Dans un message vidéo adressé à des catholiques latino-américains exerçant des responsabilités politiques réunis en congrès à Bogota (Colombie), le pape François a encouragé les laïcs à assumer leurs engagements avec « cohérence ».Dans son style habituel, direct et concret mais sans concession, le pape François invite tous les catholiques à sortir des sacristies pour servir le bien commun. Leur mission ? Rétablir la dignité de la politique, en donnant l’exemple de la patience et de la compétence. Voici le texte intégral de son intervention traduit par Aleteia.
« Depuis le pape Pie XII jusqu’à aujourd’hui, les papes successifs ont toujours fait référence à la politique comme “la plus haute forme de charité”. La formule pourrait également se traduire comme le service inestimable du dévouement au bien commun de la société.”
Avant tout un service
La politique est avant tout un service ; elle ne sert pas les ambitions individuelles, les factions dominantes et les intérêts particuliers. Elle n’est pas non plus une “patronne” prétendant réglementer toutes les dimensions de la vie des personnes, y compris de façon autocratique et totalitaire. Et quand je parle d’autocratie et de totalitarisme, je ne parle pas du siècle dernier, je parle d’aujourd’hui, du monde d’aujourd’hui, et peut-être aussi de certains pays d’Amérique latine.
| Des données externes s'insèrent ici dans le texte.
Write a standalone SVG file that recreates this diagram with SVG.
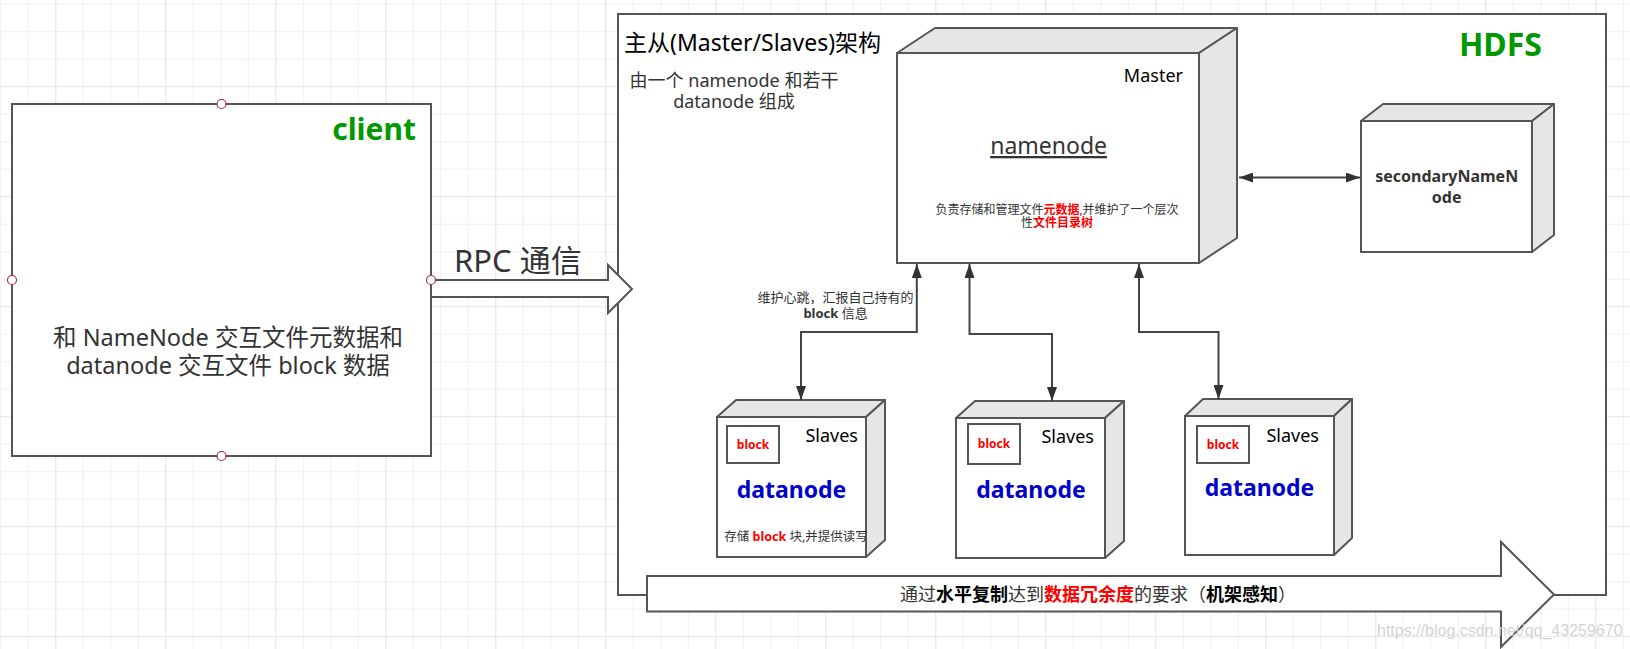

On pourrait affirmer que le service de Jésus — venu pour servir et non pour être servi — et le service que le Seigneur exige de ses apôtres et de ses disciples, est par analogie le type de service demandé aux politiques. C’est un service de sacrifice et de dévouement, au point que parfois les politiques peuvent être considérés comme des “martyrs” du bien commun de leurs nations.
Le bien commun, référence fondamentale
Le point de référence fondamental de ce service, qui exige de la persévérance, de l’engagement et de l’intelligence, est le bien commun, sans lequel les droits et les aspirations les plus nobles des personnes, des familles et des communautés intermédiaires ne pourraient être pleinement réalisés, car il leur manquerait l’ordre social (spazio ordinato e civile) sans lequel on ne peut vivre et agir. Le bien commun se conçoit en quelque sorte comme un climat de croissance de la personne, de la famille, des communautés intermédiaires. D’après le concile Vatican II et selon la doctrine sociale de l’Église, le bien commun se définit comme “l’ensemble des conditions de la vie sociale qui permettent aux personnes, aux familles et aux groupes d’atteindre leur pleine perfection.” (Gaudium et Spes, n. 74).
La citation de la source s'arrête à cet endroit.